Verdadeiro Olhar

Voar com os pés na terra

Há decisões políticas que, mesmo partindo de boas intenções, merecem ser analisadas à luz do bom senso e da responsabilidade que deve pautar a gestão dos dinheiros públicos. A Câmara Municipal de Paços de Ferreira lançou recentemente um concurso público, com publicidade internacional, no valor de quase 750 mil euros, para financiar duas viagens: uma para alunos do 4.º ano do ensino básico ao Algarve e outra para 2.200 idosos visitarem, de avião, a Assembleia da República.

Apenas este último lote — uma viagem de ida e volta no mesmo dia, entre Porto e Lisboa, com almoço no Parlamento — representa um gasto público superior a meio milhão de euros. Não é, por isso, de estranhar que tal opção levante interrogações legítimas.

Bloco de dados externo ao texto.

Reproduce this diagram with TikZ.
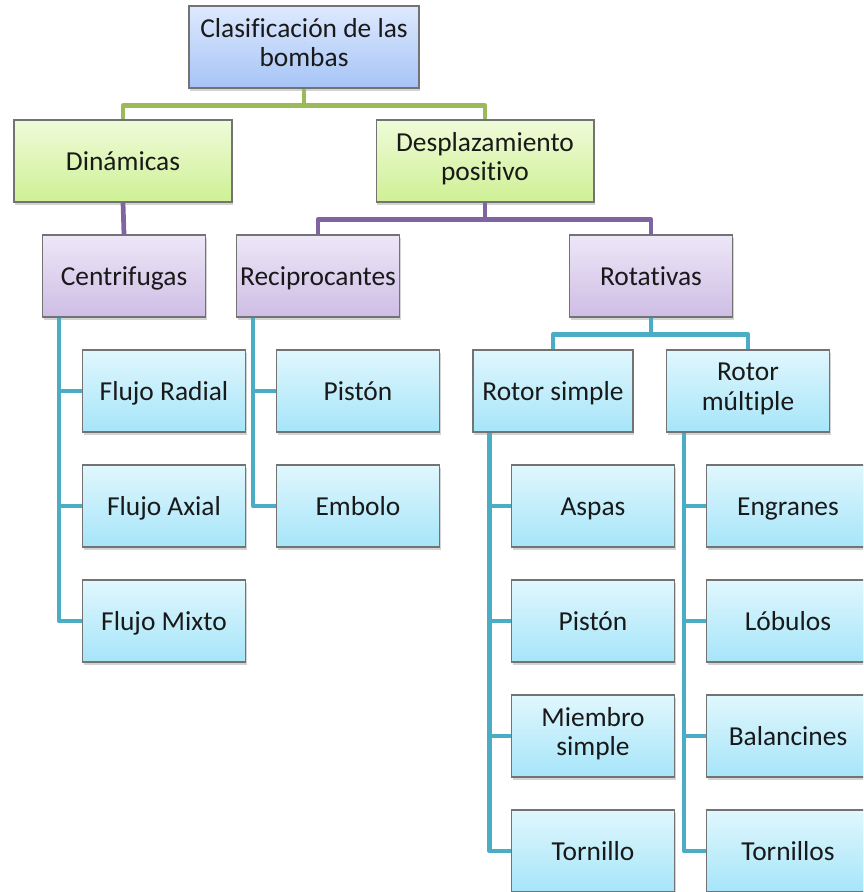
\documentclass[tikz,border=0pt]{standalone}
\usepackage{fontspec}
\setmainfont{Carlito}[Ligatures={NoCommon,NoRare}]
\usetikzlibrary{shadows, positioning}

\definecolor{rootTop}{RGB}{222,233,254}
\definecolor{rootBot}{RGB}{166,196,246}
\definecolor{grnTop}{RGB}{239,251,217}
\definecolor{grnBot}{RGB}{206,240,148}
\definecolor{purTop}{RGB}{237,231,247}
\definecolor{purBot}{RGB}{206,189,229}
\definecolor{cyaTop}{RGB}{224,247,253}
\definecolor{cyaBot}{RGB}{166,229,249}
\definecolor{grnLine}{RGB}{155,187,89}
\definecolor{purLine}{RGB}{128,100,162}
\definecolor{cyaLine}{RGB}{75,172,198}

\begin{document}
\begin{tikzpicture}[
  x=0.02cm, y=-0.02cm,
  box/.style={draw=gray!90!black, line width=0.6pt, align=center,
    minimum width=3.26cm, minimum height=1.64cm, inner sep=1pt,
    font=\fontsize{15.6}{17}\selectfont, text=black!90,
    execute at begin node={\rule{0pt}{16.4pt}},
    execute at end node={\rule[-5.1pt]{0pt}{0pt}},
    drop shadow={shadow xshift=0.6pt, shadow yshift=-1.6pt, opacity=0.35}},
  rootbox/.style={box, top color=rootTop, bottom color=rootBot, minimum width=4.6cm},
  grnbox/.style={box, top color=grnTop, bottom color=grnBot, minimum width=4.36cm},
  purbox/.style={box, top color=purTop, bottom color=purBot},
  cyabox/.style={box, top color=cyaTop, bottom color=cyaBot},
  link/.style={line width=2.7pt, line join=round},
  grnlink/.style={link, draw=grnLine},
  purlink/.style={link, draw=purLine},
  cyalink/.style={link, draw=cyaLine}
]
\clip (0,0) rectangle (863,892);

% top levels
\node[rootbox] (root) at (304,47) {Clasificación de las\\bombas};
\node[grnbox] (din) at (123,161) {Dinámicas};
\node[grnbox] (des) at (485,161) {Desplazamiento\\positivo};
\node[purbox] (cen) at (124,276) {Centrifugas};
\node[purbox] (rec) at (318,276) {Reciprocantes};
\node[purbox] (rot) at (651,276) {Rotativas};
\node[cyabox, minimum width=3.2cm] (rsim) at (553,391) {Rotor simple};
\node[cyabox] (rmul) at (748,391) {Rotor\\múltiple};

% leaves
\node[cyabox] (frad) at (164,391) {Flujo Radial};
\node[cyabox] (fax) at (164,506) {Flujo Axial};
\node[cyabox] (fmix) at (164,621) {Flujo Mixto};
\node[cyabox] (pis) at (358,391) {Pistón};
\node[cyabox] (emb) at (358,506) {Embolo};
\node[cyabox] (asp) at (593,506) {Aspas};
\node[cyabox] (pis2) at (593,621) {Pistón};
\node[cyabox] (mie) at (593,736) {Miembro\\simple};
\node[cyabox] (tor) at (593,851) {Tornillo};
\node[cyabox] (eng) at (788,506) {Engranes};
\node[cyabox] (lob) at (788,621) {Lóbulos};
\node[cyabox] (bal) at (788,736) {Balancines};
\node[cyabox] (tors) at (788,851) {Tornillos};

% connectors
\draw[grnlink] (root.south) -- ++(0,17) -| (din.north);
\draw[grnlink] (root.south) -- ++(0,17) -| (des.north);
\draw[purlink] (din.south) -- (cen.north);
\draw[purlink] (des.south) -- ++(0,17) -| (rec.north);
\draw[purlink] (des.south) -- ++(0,17) -| (rot.north);
\draw[cyalink] (rot.south) -- ++(0,17) -| (rsim.north);
\draw[cyalink] (rot.south) -- ++(0,17) -| (rmul.north);
\foreach \leaf in {frad, fax, fmix}
  \draw[cyalink] ([xshift=0.34cm]cen.south west) |- (\leaf.west);
\foreach \leaf in {pis, emb}
  \draw[cyalink] ([xshift=0.34cm]rec.south west) |- (\leaf.west);
\foreach \leaf in {asp, pis2, mie, tor}
  \draw[cyalink] ([xshift=0.34cm]rsim.south west) |- (\leaf.west);
\foreach \leaf in {eng, lob, bal, tors}
  \draw[cyalink] ([xshift=0.36cm]rmul.south west) |- (\leaf.west);
\end{tikzpicture}
\end{document}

Ninguém discute o valor de proporcionar experiências marcantes a crianças e seniores. São faixas da população que merecem atenção, inclusão e cuidado. Mas a pergunta que se impõe é esta: num tempo em que se multiplicam os pedidos de apoio social, em que há carências reais e urgentes nos cuidados a idosos, na habitação, na saúde ou na mobilidade, é este o melhor uso que se pode dar a mais de meio milhão de euros?

A resposta da autarquia é clara: estas viagens fazem parte de uma visão política e de um programa eleitoral. E é verdade que a política implica escolhas. Mas justamente por isso, importa que essas escolhas sejam discutidas — e compreendidas — pela comunidade que as financia.

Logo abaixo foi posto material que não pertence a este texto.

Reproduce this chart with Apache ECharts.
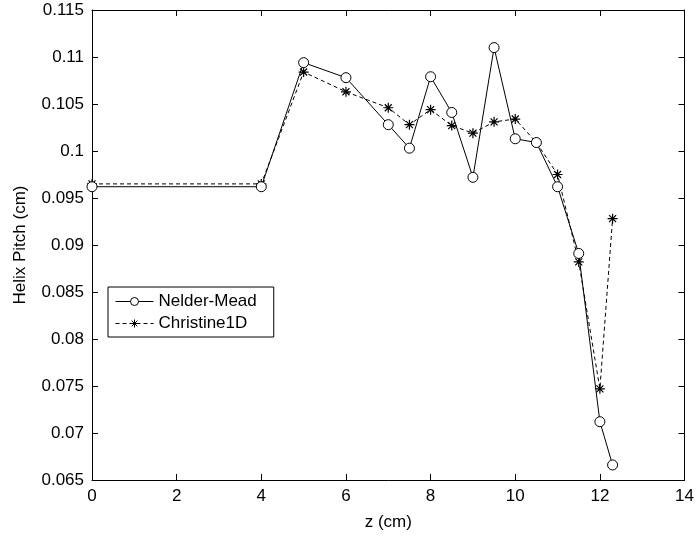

É essa, aliás, a função da imprensa: dar visibilidade, questionar, promover o debate público. Não se trata de apontar o dedo. Trata-se de perguntar se não haveria forma mais útil, mais duradoura ou mais estruturante de investir este montante em favor da qualidade de vida dos mesmos seniores a quem hoje se oferece uma viagem fugaz.

A boa política, como a boa gestão, deve ser capaz de voar… mas sempre com os pés bem assentes na terra.